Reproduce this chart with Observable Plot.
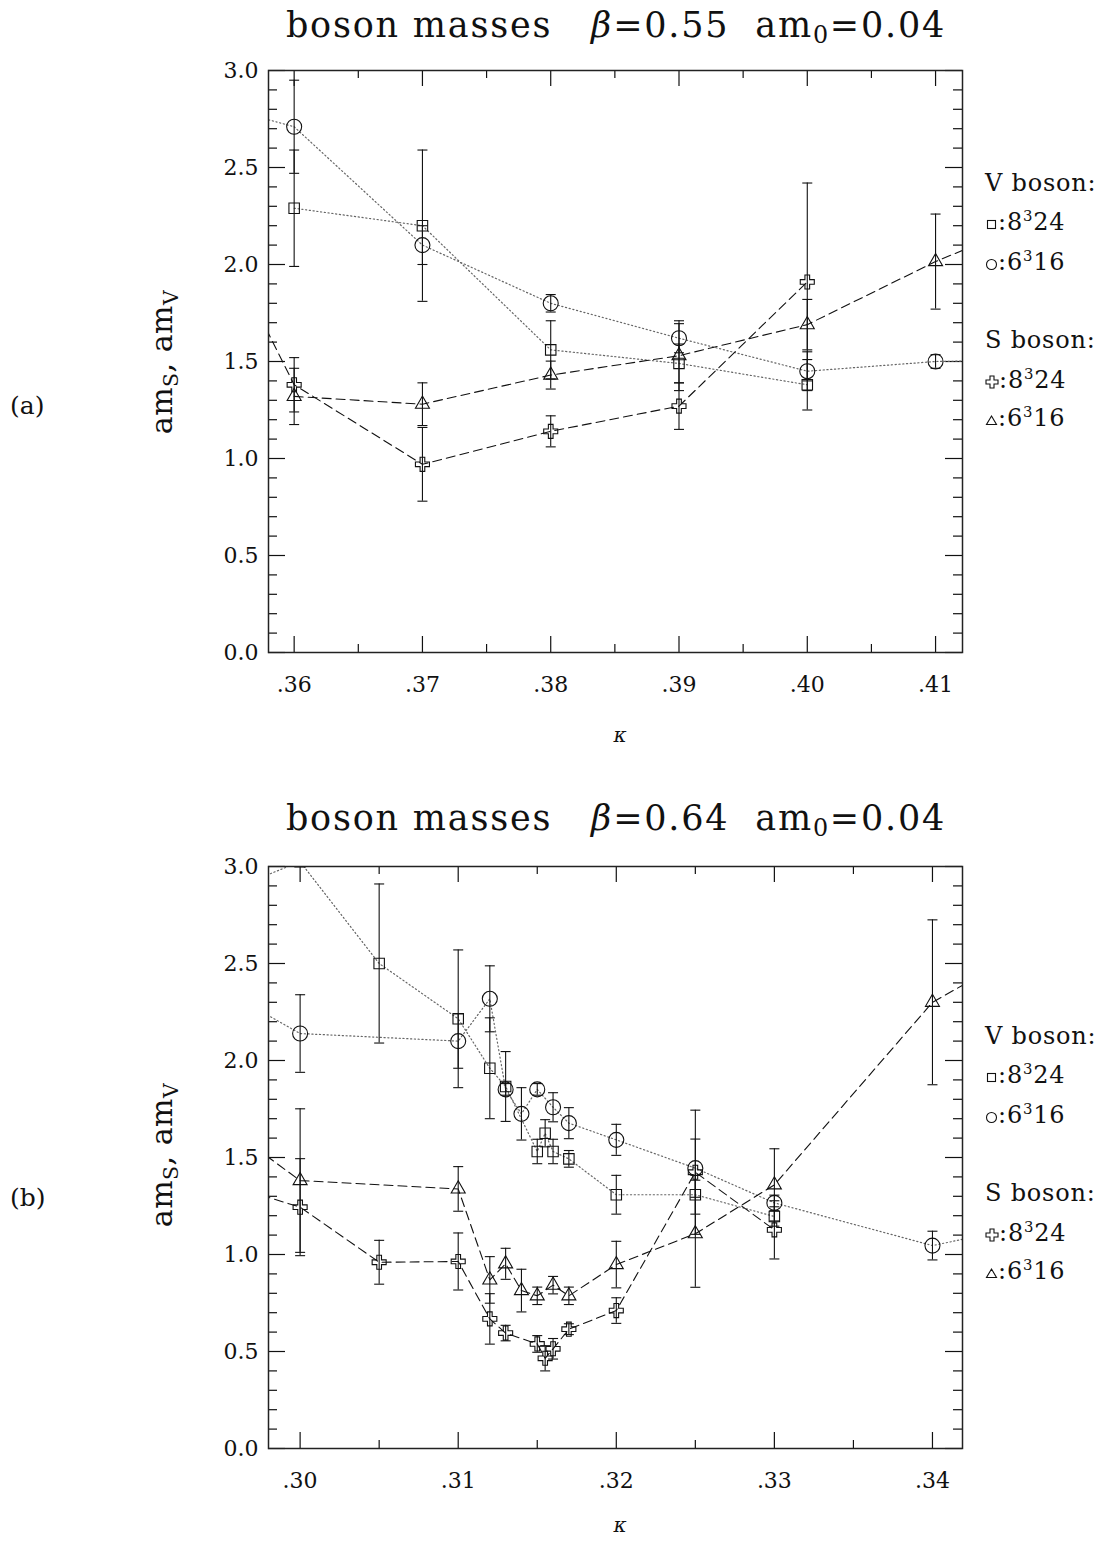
---
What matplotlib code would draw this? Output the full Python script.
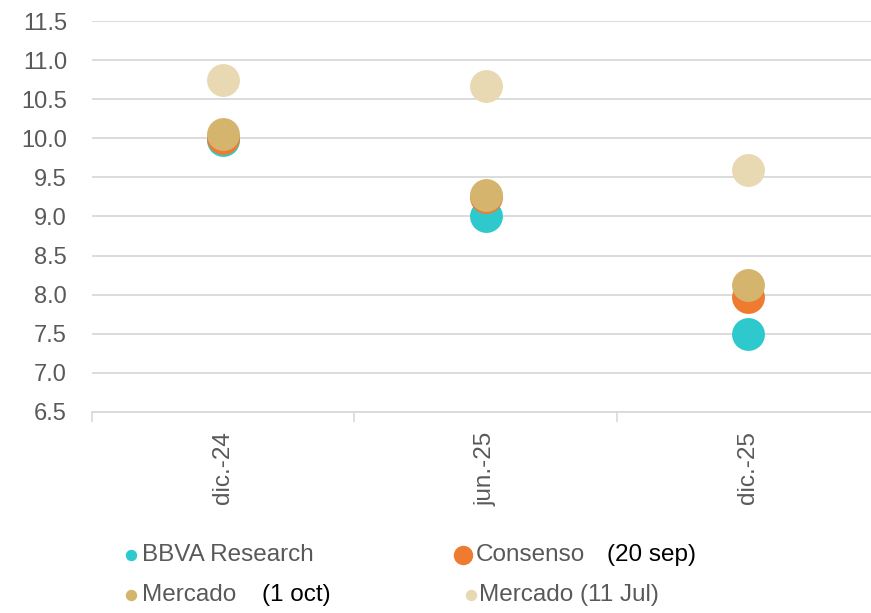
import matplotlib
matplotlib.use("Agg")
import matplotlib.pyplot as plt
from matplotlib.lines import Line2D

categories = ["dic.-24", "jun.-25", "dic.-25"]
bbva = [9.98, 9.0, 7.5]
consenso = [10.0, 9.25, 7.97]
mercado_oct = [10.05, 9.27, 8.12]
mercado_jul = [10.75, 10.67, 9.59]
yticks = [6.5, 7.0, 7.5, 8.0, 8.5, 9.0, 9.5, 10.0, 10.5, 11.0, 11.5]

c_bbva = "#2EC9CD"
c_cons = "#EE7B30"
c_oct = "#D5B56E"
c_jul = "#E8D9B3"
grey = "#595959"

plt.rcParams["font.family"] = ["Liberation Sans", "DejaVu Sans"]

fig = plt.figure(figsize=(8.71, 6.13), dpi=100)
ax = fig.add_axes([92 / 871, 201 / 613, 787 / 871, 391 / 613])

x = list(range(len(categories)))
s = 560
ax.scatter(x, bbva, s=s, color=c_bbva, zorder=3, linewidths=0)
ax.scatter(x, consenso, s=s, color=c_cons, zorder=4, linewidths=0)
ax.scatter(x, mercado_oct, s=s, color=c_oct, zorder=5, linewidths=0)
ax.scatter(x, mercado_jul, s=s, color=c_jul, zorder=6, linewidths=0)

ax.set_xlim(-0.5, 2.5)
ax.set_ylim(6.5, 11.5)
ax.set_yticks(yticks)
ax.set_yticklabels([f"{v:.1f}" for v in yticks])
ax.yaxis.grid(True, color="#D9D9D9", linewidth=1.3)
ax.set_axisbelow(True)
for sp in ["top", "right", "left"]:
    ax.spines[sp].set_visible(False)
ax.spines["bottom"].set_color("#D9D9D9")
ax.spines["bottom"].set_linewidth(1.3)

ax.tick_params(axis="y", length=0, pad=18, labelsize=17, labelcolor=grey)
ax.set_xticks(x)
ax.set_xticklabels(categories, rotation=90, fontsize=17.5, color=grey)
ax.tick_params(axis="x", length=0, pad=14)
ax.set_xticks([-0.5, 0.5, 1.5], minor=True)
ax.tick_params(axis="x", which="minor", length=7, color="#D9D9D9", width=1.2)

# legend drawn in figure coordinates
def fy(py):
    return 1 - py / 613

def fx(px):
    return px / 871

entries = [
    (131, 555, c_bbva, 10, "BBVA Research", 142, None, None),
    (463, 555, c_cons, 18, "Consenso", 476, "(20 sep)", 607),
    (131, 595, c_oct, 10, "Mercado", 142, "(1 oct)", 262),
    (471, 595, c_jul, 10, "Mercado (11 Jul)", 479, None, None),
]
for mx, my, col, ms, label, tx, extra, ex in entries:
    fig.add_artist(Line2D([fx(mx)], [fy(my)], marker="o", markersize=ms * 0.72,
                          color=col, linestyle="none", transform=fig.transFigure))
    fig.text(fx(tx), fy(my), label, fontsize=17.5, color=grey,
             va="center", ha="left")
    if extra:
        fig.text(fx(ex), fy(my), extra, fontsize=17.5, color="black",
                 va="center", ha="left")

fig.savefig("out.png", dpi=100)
---
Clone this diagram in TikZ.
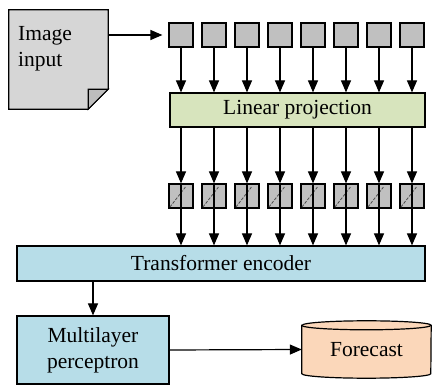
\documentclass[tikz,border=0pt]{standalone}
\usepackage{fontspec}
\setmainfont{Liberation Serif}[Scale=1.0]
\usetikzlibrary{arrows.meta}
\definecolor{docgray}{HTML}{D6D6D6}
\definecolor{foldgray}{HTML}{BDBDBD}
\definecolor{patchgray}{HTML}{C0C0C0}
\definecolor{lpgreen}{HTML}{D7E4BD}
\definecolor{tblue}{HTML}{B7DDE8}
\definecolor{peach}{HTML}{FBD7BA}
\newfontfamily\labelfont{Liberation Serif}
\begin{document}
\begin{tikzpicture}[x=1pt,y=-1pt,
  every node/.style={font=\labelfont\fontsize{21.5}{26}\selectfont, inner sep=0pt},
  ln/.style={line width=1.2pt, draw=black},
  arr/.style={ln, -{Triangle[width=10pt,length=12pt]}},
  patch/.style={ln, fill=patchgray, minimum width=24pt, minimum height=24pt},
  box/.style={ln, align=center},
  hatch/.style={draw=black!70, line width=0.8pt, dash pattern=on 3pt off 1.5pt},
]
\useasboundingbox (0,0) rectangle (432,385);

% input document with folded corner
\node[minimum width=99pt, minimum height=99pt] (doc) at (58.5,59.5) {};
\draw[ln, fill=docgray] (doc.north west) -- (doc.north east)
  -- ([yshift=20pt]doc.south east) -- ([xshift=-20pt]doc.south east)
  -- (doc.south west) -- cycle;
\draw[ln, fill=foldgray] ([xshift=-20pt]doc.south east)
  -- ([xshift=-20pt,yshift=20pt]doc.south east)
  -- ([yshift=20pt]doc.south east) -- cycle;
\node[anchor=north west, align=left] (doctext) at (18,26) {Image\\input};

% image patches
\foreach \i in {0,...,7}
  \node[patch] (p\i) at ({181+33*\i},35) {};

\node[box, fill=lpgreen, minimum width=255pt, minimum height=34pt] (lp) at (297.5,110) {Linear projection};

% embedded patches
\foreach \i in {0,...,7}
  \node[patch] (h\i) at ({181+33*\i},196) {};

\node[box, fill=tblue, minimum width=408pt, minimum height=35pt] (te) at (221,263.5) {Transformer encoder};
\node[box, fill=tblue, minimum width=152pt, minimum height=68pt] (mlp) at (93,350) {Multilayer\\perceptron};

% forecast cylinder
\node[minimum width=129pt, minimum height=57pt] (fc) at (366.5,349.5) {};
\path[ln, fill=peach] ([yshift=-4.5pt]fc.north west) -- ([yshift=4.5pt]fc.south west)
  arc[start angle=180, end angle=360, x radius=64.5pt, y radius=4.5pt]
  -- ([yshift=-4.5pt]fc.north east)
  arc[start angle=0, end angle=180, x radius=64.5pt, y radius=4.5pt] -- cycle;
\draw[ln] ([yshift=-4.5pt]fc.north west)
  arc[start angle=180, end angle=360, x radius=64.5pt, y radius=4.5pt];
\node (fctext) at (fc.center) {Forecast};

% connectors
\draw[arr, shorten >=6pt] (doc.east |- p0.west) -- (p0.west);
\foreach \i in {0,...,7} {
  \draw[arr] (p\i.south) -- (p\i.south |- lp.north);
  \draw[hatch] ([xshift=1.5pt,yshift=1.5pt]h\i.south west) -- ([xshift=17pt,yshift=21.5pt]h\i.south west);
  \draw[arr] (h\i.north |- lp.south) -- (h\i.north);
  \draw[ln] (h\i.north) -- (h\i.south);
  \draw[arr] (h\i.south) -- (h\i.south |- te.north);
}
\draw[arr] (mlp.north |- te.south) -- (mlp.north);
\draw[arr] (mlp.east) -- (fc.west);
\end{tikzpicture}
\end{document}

### TASK
Looking above, find the stretch of lines that opens with the one holding "Clone this diagram in TikZ." and closes with the one holding "minimum width=152pt, minimum". Copy it exactly, pictures excluded.

### RIGHT ANSWER
Clone this diagram in TikZ.
\documentclass[tikz,border=0pt]{standalone}
\usepackage{fontspec}
\setmainfont{Liberation Serif}[Scale=1.0]
\usetikzlibrary{arrows.meta}
\definecolor{docgray}{HTML}{D6D6D6}
\definecolor{foldgray}{HTML}{BDBDBD}
\definecolor{patchgray}{HTML}{C0C0C0}
\definecolor{lpgreen}{HTML}{D7E4BD}
\definecolor{tblue}{HTML}{B7DDE8}
\definecolor{peach}{HTML}{FBD7BA}
\newfontfamily\labelfont{Liberation Serif}
\begin{document}
\begin{tikzpicture}[x=1pt,y=-1pt,
  every node/.style={font=\labelfont\fontsize{21.5}{26}\selectfont, inner sep=0pt},
  ln/.style={line width=1.2pt, draw=black},
  arr/.style={ln, -{Triangle[width=10pt,length=12pt]}},
  patch/.style={ln, fill=patchgray, minimum width=24pt, minimum height=24pt},
  box/.style={ln, align=center},
  hatch/.style={draw=black!70, line width=0.8pt, dash pattern=on 3pt off 1.5pt},
]
\useasboundingbox (0,0) rectangle (432,385);

% input document with folded corner
\node[minimum width=99pt, minimum height=99pt] (doc) at (58.5,59.5) {};
\draw[ln, fill=docgray] (doc.north west) -- (doc.north east)
  -- ([yshift=20pt]doc.south east) -- ([xshift=-20pt]doc.south east)
  -- (doc.south west) -- cycle;
\draw[ln, fill=foldgray] ([xshift=-20pt]doc.south east)
  -- ([xshift=-20pt,yshift=20pt]doc.south east)
  -- ([yshift=20pt]doc.south east) -- cycle;
\node[anchor=north west, align=left] (doctext) at (18,26) {Image\\input};

% image patches
\foreach \i in {0,...,7}
  \node[patch] (p\i) at ({181+33*\i},35) {};

\node[box, fill=lpgreen, minimum width=255pt, minimum height=34pt] (lp) at (297.5,110) {Linear projection};

% embedded patches
\foreach \i in {0,...,7}
  \node[patch] (h\i) at ({181+33*\i},196) {};

\node[box, fill=tblue, minimum width=408pt, minimum height=35pt] (te) at (221,263.5) {Transformer encoder};
\node[box, fill=tblue, minimum width=152pt, minimum height=68pt] (mlp) at (93,350) {Multilayer\\perceptron};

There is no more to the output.